For once, Buchanan chose not to pursue the argument. Beyond the car to their right, Vasquez watched men and women walking past the windows of ground-level businesses, tech stores and clothing stores and a bookstore and an office whose purpose she could not identify. Over their wrought-iron balconies, the windows of the apartments above showed the late-afternoon sky, its blue deeper, as if hardened by a day of the sun’s baking.
Because of him, I lost everything that was good in my life. Because of that fucker, I did time in prison—fucking prison
. Plowman’s declaration sounded in her ears. Insofar as the passion on his face authenticated his words, and so the purpose of their mission, his brief monologue should have been reassuring. And yet, and yet . . .

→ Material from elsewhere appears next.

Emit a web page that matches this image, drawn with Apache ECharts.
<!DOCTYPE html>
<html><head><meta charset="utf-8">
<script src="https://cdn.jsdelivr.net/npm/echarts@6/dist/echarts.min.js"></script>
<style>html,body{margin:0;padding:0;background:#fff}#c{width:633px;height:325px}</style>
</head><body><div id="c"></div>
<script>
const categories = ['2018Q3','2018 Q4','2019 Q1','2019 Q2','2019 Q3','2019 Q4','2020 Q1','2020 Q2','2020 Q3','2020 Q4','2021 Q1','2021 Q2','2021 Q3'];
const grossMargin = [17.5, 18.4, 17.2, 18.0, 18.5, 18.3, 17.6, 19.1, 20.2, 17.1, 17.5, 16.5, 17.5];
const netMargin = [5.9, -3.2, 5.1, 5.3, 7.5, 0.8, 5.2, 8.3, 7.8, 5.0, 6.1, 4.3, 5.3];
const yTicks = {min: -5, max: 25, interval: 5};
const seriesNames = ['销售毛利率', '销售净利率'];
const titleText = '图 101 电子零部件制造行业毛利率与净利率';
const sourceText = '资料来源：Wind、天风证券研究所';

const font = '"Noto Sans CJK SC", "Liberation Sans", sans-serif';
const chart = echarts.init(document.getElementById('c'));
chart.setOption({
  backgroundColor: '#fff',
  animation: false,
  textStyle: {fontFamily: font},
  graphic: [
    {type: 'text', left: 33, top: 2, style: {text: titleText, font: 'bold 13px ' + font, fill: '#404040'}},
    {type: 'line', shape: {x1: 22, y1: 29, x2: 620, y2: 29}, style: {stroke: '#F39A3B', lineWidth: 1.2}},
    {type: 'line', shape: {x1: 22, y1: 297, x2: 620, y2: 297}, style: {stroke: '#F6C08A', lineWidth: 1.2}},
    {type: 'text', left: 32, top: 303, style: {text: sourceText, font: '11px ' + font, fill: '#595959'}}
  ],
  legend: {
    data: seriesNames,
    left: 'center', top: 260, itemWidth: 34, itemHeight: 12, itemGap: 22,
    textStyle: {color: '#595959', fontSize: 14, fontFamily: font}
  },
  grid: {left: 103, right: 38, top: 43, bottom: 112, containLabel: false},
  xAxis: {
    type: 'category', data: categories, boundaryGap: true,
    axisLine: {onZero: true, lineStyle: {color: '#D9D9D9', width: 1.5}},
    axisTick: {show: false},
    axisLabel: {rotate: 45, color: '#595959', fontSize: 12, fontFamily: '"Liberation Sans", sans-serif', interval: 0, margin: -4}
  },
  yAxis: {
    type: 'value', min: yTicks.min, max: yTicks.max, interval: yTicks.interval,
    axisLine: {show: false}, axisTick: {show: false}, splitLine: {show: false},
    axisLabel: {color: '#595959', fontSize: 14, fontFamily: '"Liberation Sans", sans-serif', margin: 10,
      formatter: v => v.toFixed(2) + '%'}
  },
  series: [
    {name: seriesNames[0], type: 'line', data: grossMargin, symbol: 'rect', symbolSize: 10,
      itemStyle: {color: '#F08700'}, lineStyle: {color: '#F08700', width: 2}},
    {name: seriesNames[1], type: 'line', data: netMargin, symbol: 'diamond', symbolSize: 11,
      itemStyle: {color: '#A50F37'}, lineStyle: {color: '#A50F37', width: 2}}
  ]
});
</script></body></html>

In the moment before he drove his fist into a prisoner’s solar plexus, Plowman’s features, distorted and red from the last hour’s interrogation, would relax. The effect was startling, as if a layer of heavy makeup had melted off his skin. In the subsequent stillness of his face, Vasquez initially had read Plowman’s actual emotion, a clinical detachment from the pain he was preparing to inflict that was based in his utter contempt for the man standing in front of him. While his mouth would stretch with his screams to the prisoner to
Get up! Get the fuck up!
in the second after his blow had dropped the man to the concrete floor, and while his mouth and eyes would continue to express the violence his fists and boots were concentrating on the prisoner’s back, his balls, his throat, there would be other moments, impossible to predict, when, as he was shuffle-stepping away from a kick to the prisoner’s kidney, Plowman’s face would slip into that nonexpression, and Vasquez would think that she had seen through to the real man.

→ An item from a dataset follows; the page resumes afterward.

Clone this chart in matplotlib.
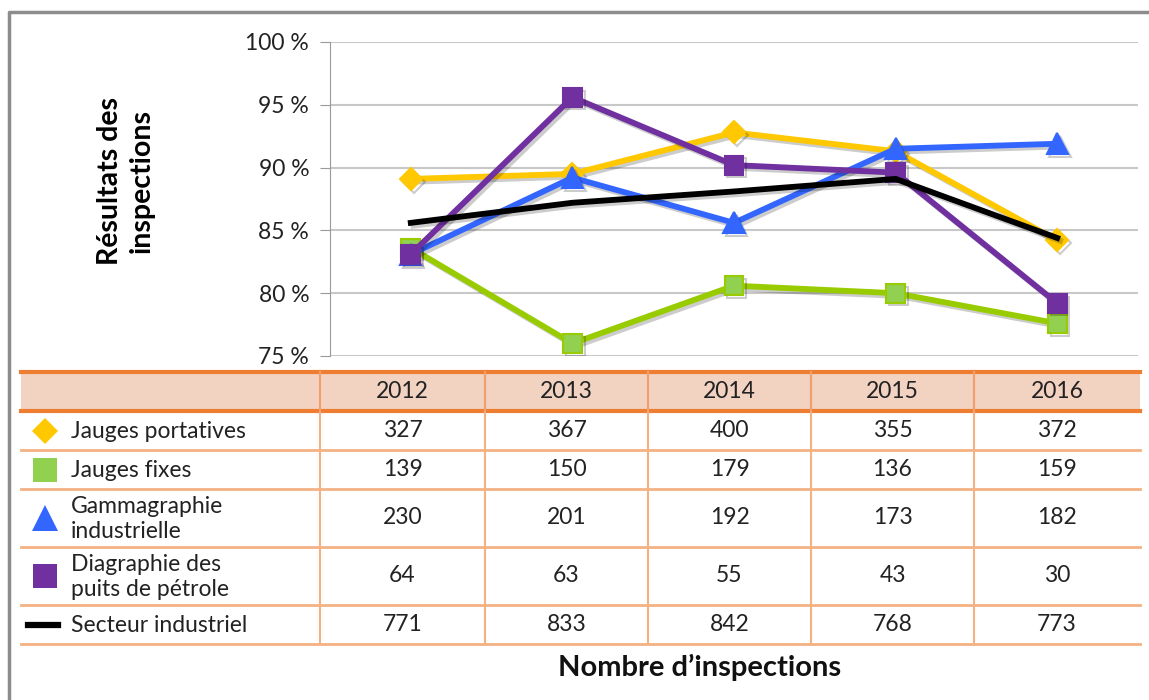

Then, the week after Plowman had brought Vasquez onboard what he had named the White Detail, she’d found herself sitting through a Steven Seagal double feature—not her first or even tenth choice for a way to pass three hours, but it beat lying on her bunk thinking,
Why are you so shocked? You knew what Plowman was up to—everyone knows.
An hour into
The Patriot
, the vague sensation that had been nagging at her from Seagal’s first scene crystallized into recognition: that the blank look with which the actor met every ebb and flow in the drama was the same as the one that Vasquez had caught on Plowman’s face—was, she understood, its original. For the remainder of that film and the duration of the next (
Belly of the Beast
), Vasquez had stared at the undersized screen in a kind of horrified fascination, unable to decide which was worse: to be serving under a man whose affect suggested a sociopath, or to be serving under a man who was playing the lead role in a private movie.